One-hundred percent gay?

By Meaghan Zest Source:Global Times Published: 2017/6/20 18:43:39

I met Nick about a year ago. He is an intelligent 32-year old American with a stalky build and light, slightly silvered hair. He seemed together, fun and very gay. A few months ago when he broke up with his boyfriend of 2 years, we started hanging out more - just the two of us. 

One day I looked at him and said, "Nick, can you stop being gay so we can date?" He smiled at me and told me I was amazing, but he couldn't stop being gay. After a wild night out, it wasn't unusual for us to end up barely clad and spooning in my bed. Sometimes I even felt that he was attracted to me. At a recent party a few of us were playing a game called "Never Have I Ever," and one of our mutual friends asked Nick if he would ever sleep with a woman. "Never," He answered. "I'm 100 percent gay," he said with pride. I thought back to the times I caught his eyes wandering below my neckline, as men's eyes tend to.

As the game continued, I confessed to having made out with a woman once or twice, and Jason admitted that while he'd never slept with another man, he had thought about it.

This led to a discussion of the Kinsey Scale (Alfred Kinsey, 1948) in which people's sexual preferences are rated on a scale from 0 (hetero) to 6 (homo) based on their responses to a number of situations. I've often doubted that anyone is actually 100 percent of either, a doubt which was compounded by the events that took place in the following weeks.

While relaxing on a sofa in a comfortable, alcohol induced fog at a hotel bar the following weekend, Nick suddenly kissed me.
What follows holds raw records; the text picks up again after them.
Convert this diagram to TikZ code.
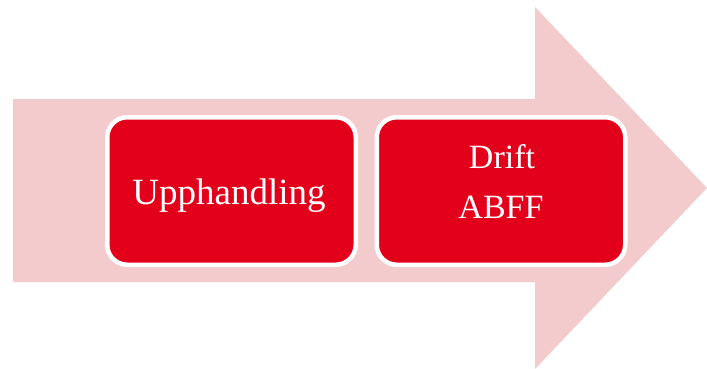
\documentclass[tikz,border=0pt]{standalone}
\usepackage{fontspec}
\setmainfont{Liberation Serif}
\definecolor{arrowpink}{HTML}{F3CBCC}
\definecolor{boxred}{HTML}{E2001A}
\begin{document}
\begin{tikzpicture}[x=1pt,y=-1pt,
  box/.style={draw=white, line width=4.5pt, fill=boxred, rounded corners=20pt,
    minimum width=248.5pt, minimum height=147.5pt, inner sep=0pt},
  lbl/.style={text=white, anchor=base, inner sep=0pt}]
\useasboundingbox (0,0) rectangle (707,369);
\fill[arrowpink] (13,99) -- (535,99) -- (535,7) -- (707,188) -- (535,369) -- (535,282) -- (13,282) -- cycle;
\node[box] (box1) at (231.5,191) {};
\node[box] (box2) at (501,191) {};
\node[lbl, font=\fontsize{37}{40}\selectfont] (t1) at (229,204) {Upphandling};
\node[lbl, font=\fontsize{34}{40}\selectfont] (t2a) at (502,168) {Drift};
\node[lbl, font=\fontsize{34}{40}\selectfont] (t2b) at (501,218) {ABFF};
\end{tikzpicture}
\end{document}
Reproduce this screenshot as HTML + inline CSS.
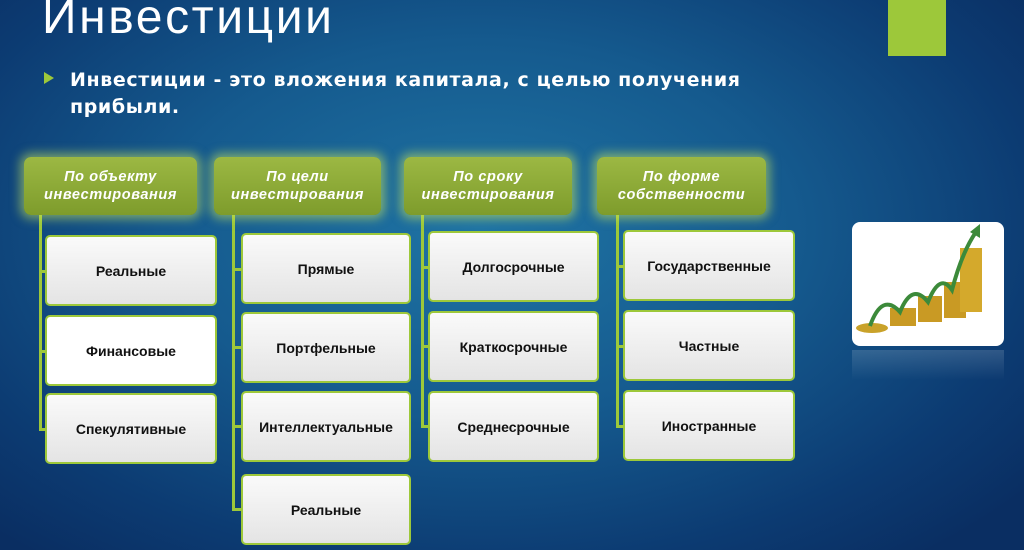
<!DOCTYPE html>
<html><head><meta charset="utf-8"><style>
*{margin:0;padding:0;box-sizing:border-box}
body{width:1024px;height:550px;overflow:hidden;position:relative;font-family:"Liberation Sans","DejaVu Sans",sans-serif;
background:radial-gradient(ellipse 700px 420px at 480px 230px,#1f74a4 0%,#155a8e 45%,#0c3b72 80%,#0a2e62 100%)}
.t{position:absolute;left:42px;top:-10px;font-size:48px;color:#fff;letter-spacing:2.6px}
.sq{position:absolute;left:888px;top:0;width:58px;height:56px;background:#9dc83a}
.b{position:absolute;left:44px;top:72px;width:0;height:0;border-left:10px solid #9dc83a;border-top:6px solid transparent;border-bottom:6px solid transparent}
.p{position:absolute;left:70px;top:67px;font-size:21px;color:#fff;line-height:27px;letter-spacing:1.6px;font-family:"DejaVu Sans",sans-serif;font-size:19px;font-weight:bold;letter-spacing:0.6px}
.h{position:absolute;height:58px;border-radius:7px;background:linear-gradient(#9cb843,#7e9c2c);box-shadow:0 0 10px 4px rgba(200,230,90,.55);color:#fff;font-style:italic;font-weight:bold;font-size:14.5px;text-align:center;line-height:18px;padding-top:11px;letter-spacing:0.6px}
.x{position:absolute;height:71px;border-radius:5px;background:linear-gradient(#fafafa,#e4e4e4);border:2px solid #9dc83a;display:flex;align-items:center;justify-content:center;font-weight:bold;font-size:14px;color:#111}
.v{position:absolute;width:3px;background:#9dc83a}
.hl{position:absolute;height:3px;width:10px;background:#9dc83a}
.img{position:absolute;left:852px;top:222px;width:152px;height:124px;background:#fff;border-radius:8px;overflow:hidden}
.ref{position:absolute;left:852px;top:350px;width:152px;height:30px;background:linear-gradient(rgba(255,255,255,.15),rgba(255,255,255,0))}
</style></head><body>
<div class="t">Инвестиции</div>
<div class="sq"></div>
<div class="b"></div>
<div class="p">Инвестиции - это вложения капитала, с целью получения<br>прибыли.</div>

<div class="v" style="left:39px;top:215px;height:215px"></div>
<div class="v" style="left:232px;top:215px;height:295px"></div>
<div class="v" style="left:421px;top:215px;height:212px"></div>
<div class="v" style="left:616px;top:215px;height:212px"></div>
<div class="hl" style="left:39px;top:270px"></div><div class="hl" style="left:39px;top:350px"></div><div class="hl" style="left:39px;top:428px"></div>
<div class="hl" style="left:232px;top:268px"></div><div class="hl" style="left:232px;top:346px"></div><div class="hl" style="left:232px;top:425px"></div><div class="hl" style="left:232px;top:508px"></div>
<div class="hl" style="left:421px;top:266px"></div><div class="hl" style="left:421px;top:345px"></div><div class="hl" style="left:421px;top:425px"></div>
<div class="hl" style="left:616px;top:265px"></div><div class="hl" style="left:616px;top:345px"></div><div class="hl" style="left:616px;top:425px"></div>

<div class="h" style="left:24px;top:157px;width:173px">По объекту<br>инвестирования</div>
<div class="h" style="left:214px;top:157px;width:167px">По цели<br>инвестирования</div>
<div class="h" style="left:404px;top:157px;width:168px">По сроку<br>инвестирования</div>
<div class="h" style="left:597px;top:157px;width:169px">По форме<br>собственности</div>

<div class="x" style="left:45px;top:235px;width:172px">Реальные</div>
<div class="x" style="left:45px;top:315px;width:172px;background:#fff">Финансовые</div>
<div class="x" style="left:45px;top:393px;width:172px">Спекулятивные</div>

<div class="x" style="left:241px;top:233px;width:170px">Прямые</div>
<div class="x" style="left:241px;top:312px;width:170px">Портфельные</div>
<div class="x" style="left:241px;top:391px;width:170px">Интеллектуальные</div>
<div class="x" style="left:241px;top:474px;width:170px">Реальные</div>

<div class="x" style="left:428px;top:231px;width:171px">Долгосрочные</div>
<div class="x" style="left:428px;top:311px;width:171px">Краткосрочные</div>
<div class="x" style="left:428px;top:391px;width:171px">Среднесрочные</div>

<div class="x" style="left:623px;top:230px;width:172px">Государственные</div>
<div class="x" style="left:623px;top:310px;width:172px">Частные</div>
<div class="x" style="left:623px;top:390px;width:172px">Иностранные</div>

<div class="img"><svg width="152" height="124">
<ellipse cx="20" cy="106" rx="16" ry="5" fill="#c9a22a"/>
<rect x="38" y="86" width="26" height="18" fill="#c99a24"/>
<rect x="66" y="74" width="24" height="26" fill="#c99a24"/>
<rect x="92" y="60" width="22" height="36" fill="#c99a24"/>
<rect x="108" y="26" width="22" height="64" fill="#d4a92c"/>
<path d="M18 104 Q30 70 48 90 Q60 60 76 80 Q88 50 100 68 Q110 30 124 10" stroke="#3c8a3a" stroke-width="4" fill="none"/>
<polygon points="118,10 128,2 128,16" fill="#3c8a3a"/>
</svg></div>
<div class="ref"></div>
</body></html>
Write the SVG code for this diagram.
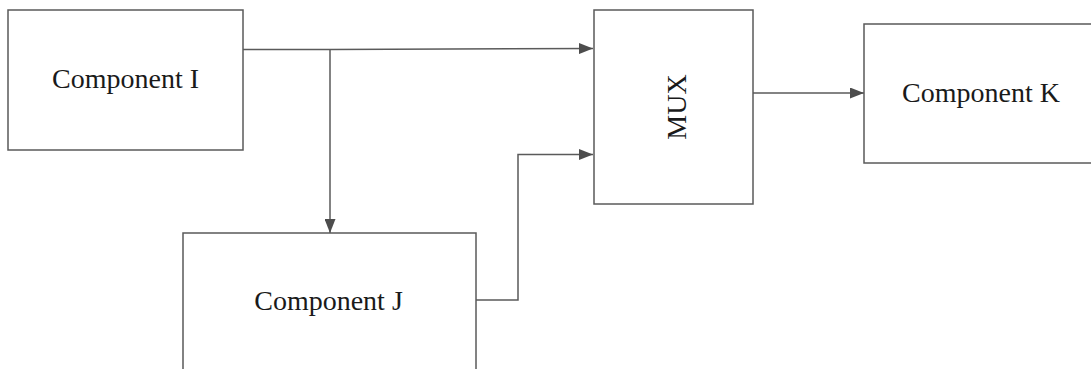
<svg xmlns="http://www.w3.org/2000/svg" width="1091" height="369" viewBox="0 0 1091 369">
<style>
.box{fill:#fff;stroke:#5a5a5a;stroke-width:1.5}
.lbl{font-family:"Liberation Serif","Times New Roman",serif;font-size:28px;fill:#1a1a1a}
.wire{fill:none;stroke:#5a5a5a;stroke-width:1.5}
</style>
<defs>
<marker id="arr" markerUnits="userSpaceOnUse" markerWidth="14" markerHeight="11" refX="14" refY="5.5" orient="auto">
<path d="M0,0 L14,5.5 L0,11 z" fill="#4d4d4d"/>
</marker>
</defs>
<rect width="1091" height="369" fill="#fff"/>
<g id="connectors">
<polyline class="wire" points="243,49.5 330,49.5 593,48.5" marker-end="url(#arr)"/>
<polyline class="wire" points="330,49.5 330,233" marker-end="url(#arr)"/>
<polyline class="wire" points="476,300 518,300 518,154.5 593,154.5" marker-end="url(#arr)"/>
<polyline class="wire" points="753,93 864,93" marker-end="url(#arr)"/>
</g>
<g id="componentI">
<rect class="box" x="8" y="10" width="235" height="140"/>
<text class="lbl" x="125.5" y="88" text-anchor="middle">Component I</text>
</g>
<g id="componentJ">
<rect class="box" x="183" y="233" width="293" height="150"/>
<text class="lbl" x="328.5" y="310" text-anchor="middle">Component J</text>
</g>
<g id="mux">
<rect class="box" x="594" y="10" width="159" height="194"/>
<text class="lbl" x="0" y="0" text-anchor="middle" transform="translate(686,107) rotate(-90)">MUX</text>
</g>
<g id="componentK">
<rect class="box" x="864" y="24" width="240" height="139"/>
<text class="lbl" x="981" y="101.5" text-anchor="middle">Component K</text>
</g>
</svg>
While my body initially responded in familiar fashion, I quickly came to and pushed him off of me.

"Nick, what the hell?" I said, sitting up. "You're gay!" Without a word he walked away, looking hurt.

The following weekend at a popular Beijing event, his eyes locked with mine before he pulled me toward him for a kiss, right in front of everyone.

His friend Kass looked at me in awe. "Uh, Nick," she said. "Have you ever kissed a girl?" "Nope," he said. 

The first time it happened I brushed it off, but this time it was one with feeling. I can't help but wonder, "Why did he kiss me?"

Left with the memory of this kiss, the question is not how crazy I am, but how gay is he?

This article was published on the Global Times Metropolitan section Two Cents page, a space for reader submissions, including opinion, humor and satire. The ideas expressed are those of the author alone, and do not represent the position of the Global Times.